Didion later left the area and now practices at a rural hospital 50 miles away, where he still feels the impact. The closure of Sacred Heart and St. Joseph’s means fewer places to transfer critical patients, with the remaining hospitals past capacity.
“I know that we have had delays in care such that it resulted in someone getting irreversible progression in their disease state or even dying,” Didion said. “I’ve literally been up all night on the phone trying to call to get someone care who needed it in our small hospital because these places were full.”
Day to day, that means keeping sicker patients longer, leveling with families about wait times and planning transfers that can take hours instead of minutes.
“It’s not just inconvenience — it is really loss of time, which in a critical disease state is super important and it can be a loss of life,” he said.
Toll on patients and staff
When a hospital closes, the rest of the community is left to pick up the pieces — including emergency services.
Chippewa Falls Fire Station Chief Jason Thom told ABC News his crews no longer have the option of stabilizing critical patients at St. Joseph’s Hospital, which once sat just down the street.
Now, he says, transport times often stretch an hour, or they rely on helicopters, but those aren’t always available.
The longer rides, Thom adds, take a toll on both patients and staff.
“It could be detrimental to the patient because we can do a lot of things; however, we can’t do everything. If they require a surgical procedure or in the event of somebody having a heart attack… we can maintain and get them there as quickly as we can. At that point, hope for the best that those patients are going to survive,” Thom said.
Inside the remaining hospitals, the spillover is visible.
“One of the local hospitals — the ambulance garage, it has two bays in it, which used to be for the ambulances to pull in and unload patients — is now set up basically as a triage area with beds in it for the overflow,” Thom says. “Waiting rooms are typically full. Patient rooms are full.”
The paramedics at the station say they are seeing patients wait longer to call 911 — and by the time they do, they’re often much sicker. The longer drives, combined with overwhelmed emergency departments, compound the delay.
Many residents can’t get regular doctor appointments now, and some hesitate to seek help because they can’t afford a ride home from a hospital that’s farther away.
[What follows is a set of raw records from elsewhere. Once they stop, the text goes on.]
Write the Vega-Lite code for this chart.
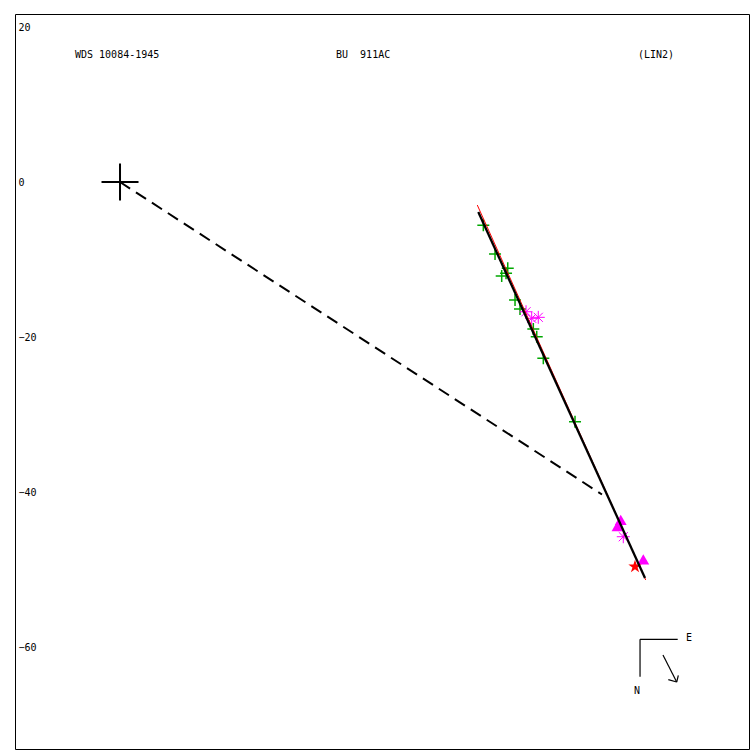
{
  "$schema": "https://vega.github.io/schema/vega-lite/v6.json",
  "width": 734,
  "height": 735,
  "autosize": {"type": "none"},
  "padding": {"left": 15, "top": 14, "right": 1, "bottom": 1},
  "background": "white",
  "config": {
    "view": {"stroke": "black", "strokeWidth": 1},
    "text": {"font": "DejaVu Sans Mono", "fontSize": 10, "color": "black"}
  },
  "layer": [
    {
      "data": {"values": [
        {"x": 46.88, "y": -5.59}, {"x": 48.39, "y": -9.29}, {"x": 50.03, "y": -11.14},
        {"x": 49.25, "y": -12.13}, {"x": 49.81, "y": -11.78}, {"x": 50.97, "y": -15.23},
        {"x": 51.61, "y": -16.39}, {"x": 53.33, "y": -18.97}, {"x": 53.77, "y": -19.96},
        {"x": 54.62, "y": -22.75}, {"x": 58.71, "y": -30.93}
      ]},
      "mark": {"type": "point", "shape": "M-1,0H1M0,-1V1", "size": 144, "stroke": "#00a800", "strokeWidth": 1.5, "filled": false, "opacity": 1},
      "encoding": {
        "x": {"field": "x", "type": "quantitative", "scale": {"domain": [-13.55, 81.16], "nice": false, "zero": false}, "axis": null},
        "y": {"field": "y", "type": "quantitative", "scale": {"domain": [-73.16, 21.68], "nice": false, "zero": false},
          "axis": {"values": [20, 0, -20, -40, -60], "ticks": false, "tickSize": 0, "domain": false, "grid": false, "title": null,
            "labelAlign": "left", "labelPadding": -3, "labelFont": "DejaVu Sans Mono", "labelFontSize": 10, "labelColor": "black", "labelBaseline": "middle"}}
      }
    },
    {
      "data": {"values": [
        {"x": 52.39, "y": -16.74}, {"x": 53.12, "y": -17.59}, {"x": 53.97, "y": -17.46}, {"x": 64.94, "y": -45.77}
      ]},
      "mark": {"type": "point", "shape": "M-1,0H1M0,-1V1M-0.7,-0.7L0.7,0.7M-0.7,0.7L0.7,-0.7", "size": 169, "stroke": "#ff00ff", "strokeWidth": 1, "filled": false, "opacity": 1},
      "encoding": {
        "x": {"field": "x", "type": "quantitative"},
        "y": {"field": "y", "type": "quantitative"}
      }
    },
    {
      "data": {"values": [
        {"x": 64.61, "y": -43.6}, {"x": 64.19, "y": -44.4}, {"x": 67.52, "y": -48.7}
      ]},
      "mark": {"type": "point", "shape": "triangle-up", "size": 140, "fill": "#ff00ff", "filled": true, "strokeWidth": 0, "opacity": 1},
      "encoding": {
        "x": {"field": "x", "type": "quantitative"},
        "y": {"field": "y", "type": "quantitative"}
      }
    },
    {
      "data": {"values": [{"x": 66.45, "y": -49.63}]},
      "mark": {"type": "point", "shape": "M0,-1L0.225,-0.309L0.951,-0.309L0.363,0.118L0.588,0.809L0,0.382L-0.588,0.809L-0.363,0.118L-0.951,-0.309L-0.225,-0.309Z", "size": 196, "fill": "#ff0000", "filled": true, "strokeWidth": 0, "opacity": 1},
      "encoding": {
        "x": {"field": "x", "type": "quantitative"},
        "y": {"field": "y", "type": "quantitative"}
      }
    },
    {
      "data": {"values": [{"x": 46.10, "y": -2.97, "x2": 67.83, "y2": -51.35}]},
      "mark": {"type": "rule", "color": "#ff0000", "strokeWidth": 1},
      "encoding": {
        "x": {"field": "x", "type": "quantitative"},
        "y": {"field": "y", "type": "quantitative"},
        "x2": {"field": "x2"},
        "y2": {"field": "y2"}
      }
    },
    {
      "data": {"values": [{"x": 46.23, "y": -3.87, "x2": 67.74, "y2": -51.10}]},
      "mark": {"type": "rule", "color": "black", "strokeWidth": 2.3},
      "encoding": {
        "x": {"field": "x", "type": "quantitative"},
        "y": {"field": "y", "type": "quantitative"},
        "x2": {"field": "x2"},
        "y2": {"field": "y2"}
      }
    },
    {
      "data": {"values": [{"x": 0, "y": 0, "x2": 62.19, "y2": -40.32}]},
      "mark": {"type": "rule", "color": "black", "strokeWidth": 2, "strokeDash": [12, 7]},
      "encoding": {
        "x": {"field": "x", "type": "quantitative"},
        "y": {"field": "y", "type": "quantitative"},
        "x2": {"field": "x2"},
        "y2": {"field": "y2"}
      }
    },
    {
      "data": {"values": [{"x": 0, "y": 0}]},
      "mark": {"type": "point", "shape": "M-1,0H1M0,-1V1", "size": 1369, "stroke": "black", "strokeWidth": 2, "filled": false, "opacity": 1},
      "encoding": {
        "x": {"field": "x", "type": "quantitative"},
        "y": {"field": "y", "type": "quantitative"}
      }
    },
    {
      "data": {"values": [
        {"x": 67.10, "y": -59.01, "x2": 71.96, "y2": -59.01},
        {"x": 67.10, "y": -59.01, "x2": 67.10, "y2": -63.83},
        {"x": 70.06, "y": -61.03, "x2": 71.83, "y2": -64.52},
        {"x": 70.75, "y": -64.21, "x2": 71.83, "y2": -64.52},
        {"x": 72.04, "y": -63.66, "x2": 71.83, "y2": -64.52}
      ]},
      "mark": {"type": "rule", "color": "black", "strokeWidth": 1.2},
      "encoding": {
        "x": {"field": "x", "type": "quantitative"},
        "y": {"field": "y", "type": "quantitative"},
        "x2": {"field": "x2"},
        "y2": {"field": "y2"}
      }
    },
    {
      "data": {"values": [
        {"x": -5.81, "y": 16.39, "label": "WDS 10084-1945"},
        {"x": 27.87, "y": 16.39, "label": "BU\u00a0 911AC"},
        {"x": 66.84, "y": 16.39, "label": "(LIN2)"},
        {"x": 73.03, "y": -58.88, "label": "E"}
      ]},
      "mark": {"type": "text", "align": "left", "baseline": "middle"},
      "encoding": {
        "x": {"field": "x", "type": "quantitative"},
        "y": {"field": "y", "type": "quantitative"},
        "text": {"field": "label"}
      }
    },
    {
      "data": {"values": [{"x": 66.71, "y": -65.68, "label": "N"}]},
      "mark": {"type": "text", "align": "center", "baseline": "middle"},
      "encoding": {
        "x": {"field": "x", "type": "quantitative"},
        "y": {"field": "y", "type": "quantitative"},
        "text": {"field": "label"}
      }
    }
  ]
}
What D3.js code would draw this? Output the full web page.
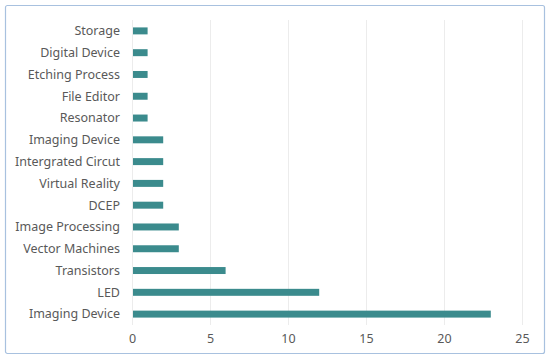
<!DOCTYPE html>
<html><head><meta charset="utf-8">
<script src="https://cdn.jsdelivr.net/npm/d3@7"></script>
<style>body{margin:0;background:#fff}svg{display:block}</style>
</head><body><div id="chart"></div>
<script>
const categories = ["Storage","Digital Device","Etching Process","File Editor","Resonator","Imaging Device","Intergrated Circut","Virtual Reality","DCEP","Image Processing","Vector Machines","Transistors","LED","Imaging Device"];
const values = [1,1,1,1,1,2,2,2,2,3,3,6,12,23];
const xTicks = [0,5,10,15,20,25];

const W = 550, H = 358;
const m = {left:132, right:28, top:20, bottom:33};
const svg = d3.select("#chart").append("svg").attr("width",W).attr("height",H);
svg.append("rect").attr("x",5.5).attr("y",5.5).attr("width",539).attr("height",348)
  .attr("rx",2).attr("fill","#fff").attr("stroke","#a8c1df").attr("stroke-width",1.2);

const x = d3.scaleLinear().domain([0,25]).range([m.left, W-m.right]);
const y = d3.scaleBand().domain(categories.map((d,i)=>i)).range([m.top, H-m.bottom]).paddingInner(0.68).paddingOuter(0.34);

svg.append("g").selectAll("line").data(xTicks).join("line")
  .attr("x1",d=>x(d)+0.5).attr("x2",d=>x(d)+0.5).attr("y1",m.top).attr("y2",H-m.bottom)
  .attr("stroke","#ececec").attr("stroke-width",1);

svg.append("g").selectAll("rect").data(values).join("rect")
  .attr("x",x(0)+1).attr("y",(d,i)=>y(i)).attr("height",y.bandwidth())
  .attr("width",d=>x(d)-x(0)-1).attr("fill","#3b8b8d");

const font = "'Noto Sans', 'Open Sans', sans-serif";
svg.append("g").selectAll("text").data(categories).join("text")
  .attr("x",m.left-12).attr("y",(d,i)=>y(i)+y.bandwidth()/2).attr("dy","0.35em")
  .attr("text-anchor","end").attr("font-family",font).attr("font-size",12.5).attr("fill","#595959")
  .text(d=>d);

const xAxis = d3.axisBottom(x).tickValues(xTicks).tickSize(0).tickPadding(0);
const ga = svg.append("g").attr("transform",`translate(0,${H-m.bottom+14})`).call(xAxis);
ga.select(".domain").remove();
ga.selectAll("text").attr("font-family",font).attr("font-size",12.5).attr("fill","#595959").attr("dy","0.35em");
</script></body></html>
“They’re more sick when we see them,” Brooke Sommerfeld, a paramedic at the station, told ABC News. “And so you’re kind of watching them… decompose almost in the back of the ambulance when you have them,” she said.
“It’s overwhelming,” she adds. “We know what we’re doing; we are trained in our skills, but at the same time, when you know… ultimately what they need is somewhere an hour away… it makes us feel almost helpless.”